Heidi'nin dağları arasında...
Zürich'teyiz. Uçaktan indik, pasaport kontrolü, bagaj alımı derken arada bir de havalimanı trenine biniyoruz. Öyle şehir içi metrosu gibi değil, sade tasarımlı, şık, uzay mekiği gibi bir tren.. Üç dakikada bir geldiğinde milimetrik ayar ile olması gereken yerde durup olması gereken anda kapısını açıveriyor.

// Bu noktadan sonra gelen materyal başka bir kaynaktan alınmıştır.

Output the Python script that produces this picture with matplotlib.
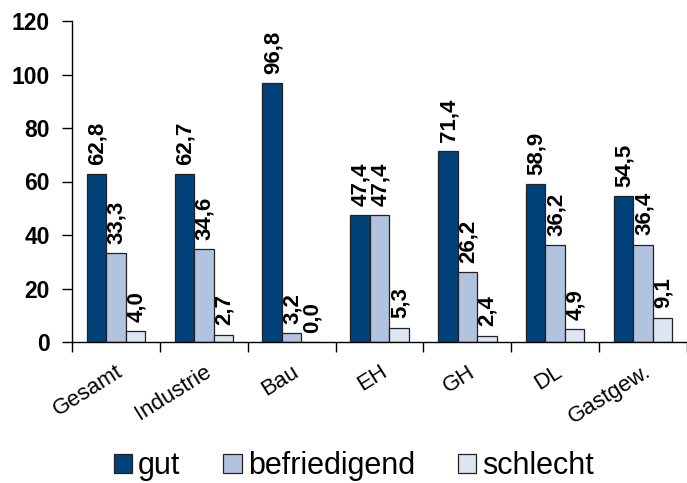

Bu bir hoşgeldin mesajı. Küçük ama büyük bir mesaj.. Dakiklik, organizelik, mükemmellik.. Daha çok mesajı var İsviçre'nin.. Hadi hep birlikte Zürich' ten Lugano' ya bu küçük ve güzel ülkede kısa bir yolculuk yapalım, güzel köy ve kasabaları gezerken İsviçre'nin mesajlarının izini sürelim..
Bir saatimizi yeşillikler, çayırlar ve uzaklardan bize göz kırpan Alp Dağları zirveleri arasında geçirdikten sonra şimdi muhteşem güzellikte bir şehre geldik. Burası Luzern. İsviçre'yi kuran en eski üç kantona (Urkantone) katılmış en eski kantonun başkenti.. Peki kanton nedir derseniz.. Meydanda toplanıp ne işin nasıl yapılacağına karar veren vatandaşların oluşturduğu bir birlik derim. Eski Yunan'dan İsviçre'ye ve bugüne direkt demokrasi yönteminin canlı tutulduğu idari birimler yani.. Artık çoğu yerde meydanda toplanılmıyor ama halk yönetime doğrudan katılabiliyor, imza toplayabiliyor, günlük konularda referandumlar yapılıyor.